Sunday, December 8, 2024

: "As we have learnt from Freud, there are no jokes

 The New Yorker, October 2, 1971 P. 36

A Scottish girl in New York, Emm McKechnie, asks about an apartment in an unfinished building, but the landlord refuses to rent to her, saying unmarried girls get roped on the way to the laundromat. She describes her employer, Simpson Aird, who works at home, and his family. She returns to the unfinished building where the landlord is arguing with the construction foreman. She has lunch with the landlord, Murray Lancaster, and soon marries him. She describes his habits, his possessions, and relates a bit of their life together. He dies. She is on holiday at the time and tells what she does to fill up the time.

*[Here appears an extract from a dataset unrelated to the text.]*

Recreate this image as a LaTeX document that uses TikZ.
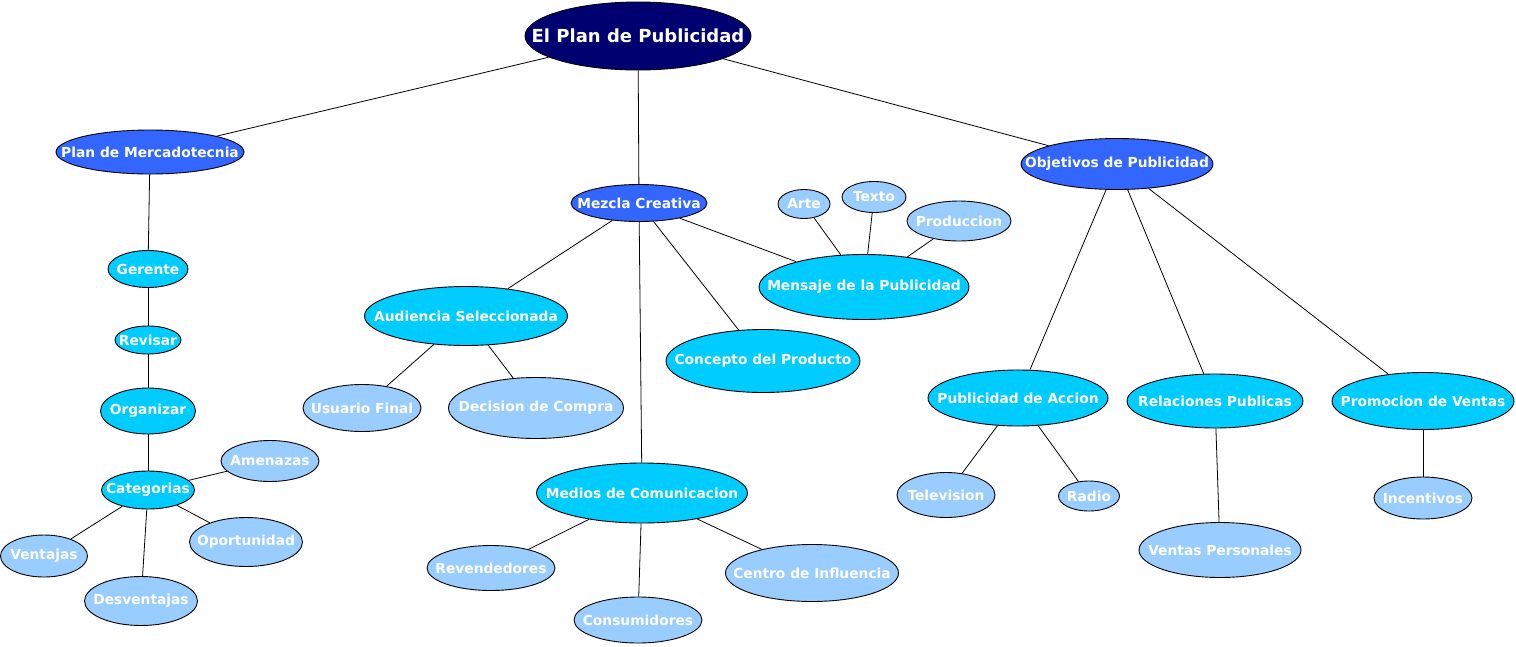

She becomes neurotic, talks to strangers on the bus. She returns to work, becoming an au pair girl for the Airds, doing secretarial work and mothering two Great Dane puppies. Mrs. Aird thinks she ought to get married again, ought to see a psychiatrist. She tells the psychiatrist she wouldn't mind living in a commune. The doctor says that people can get over-individuated in communes and she laughs, asking if that means lonely, The doctor wants to know what she is avoiding by laughing: "As we have learnt from Freud, there are no jokes." She meets a Bulgarian at a party of the Airds, goes out with him. Everything reminds her of her dead husband, but the Bulgarian, with his "dogged clasp on difficulties," blots out her husband's face. The Bulgarian calls her over and over: She is wrecking his life, she is ruining him by saying no. She laughs and hangs up, thinking to herself: "What if he wasn't faking, what if he wasn't funny?"